Si parla molto, in questi ultimi anni, dell’utilità dei compiti a casa e ci sono sperimentazioni in atto in diverse parti d’Italia per eliminarli. “Cosa penso dei compiti? Innanzitutto non utilizzo libri di testo – racconta la maestra Sonia – cerco di assegnare il meno possibile a casa. Non mi piace delegare le famiglie, che troppo spesso, intervengono, seppur in buona fede, sui compiti dei figli. In classe lavoriamo tantissimo, però. E partiamo sempre dal problema reale, dal vissuto: un problema di matematica può essere raccontato e sperimentato in modo concreto, abbracciando anche altre materie. L’interdisciplinarietà è fondamentale: abitua i ragazzi al ragionamento e al problem solving”. Ma cosa succede in classe? “Può capitare – spiega – che entri in classe fingendo di aver bisogno di aiuto per organizzare un viaggio.
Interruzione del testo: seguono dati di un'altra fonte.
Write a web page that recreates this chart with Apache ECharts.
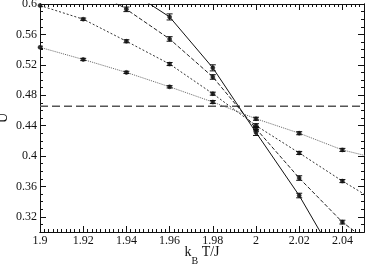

In questo modo i ragazzi analizzano prezzi, fanno statistiche, confronti, studiano i luoghi, la storia, per poi propormi, ad esempio, un’idea di viaggio culturalmente interessante con un costo contenuto. La scuola deve essere vita, deve partire dalla realtà, in modo che gli studenti sappiano dove e come indirizzare le proprie energie per risolvere problemi”. Un’insegnante particolare, quindi. Le piace definirsi “una tutor, più che una docente. Sono attrice non protagonista – dice – non fornisco soluzioni ma domande, perché il mio compito è risvegliare la voglia di conoscere”. E conclude: “La didattica è come un puzzle: niente è lasciato a caso, ogni pezzettino deve incastrarsi all’altro. Per ottenere ciò occorre preparazione, progettualità e obiettivi”.
Sofia Conforti è l’esempio che la scuola è vita, non un luogo isolato dalla realtà, ma immerso completamente in essa; la didattica deve essere dinamica e attiva, in modo che i bambini possano sentirsi protagonisti del proprio percorso formativo ed essere pronti ad affrontare le sfide che troveranno sulla loro strada.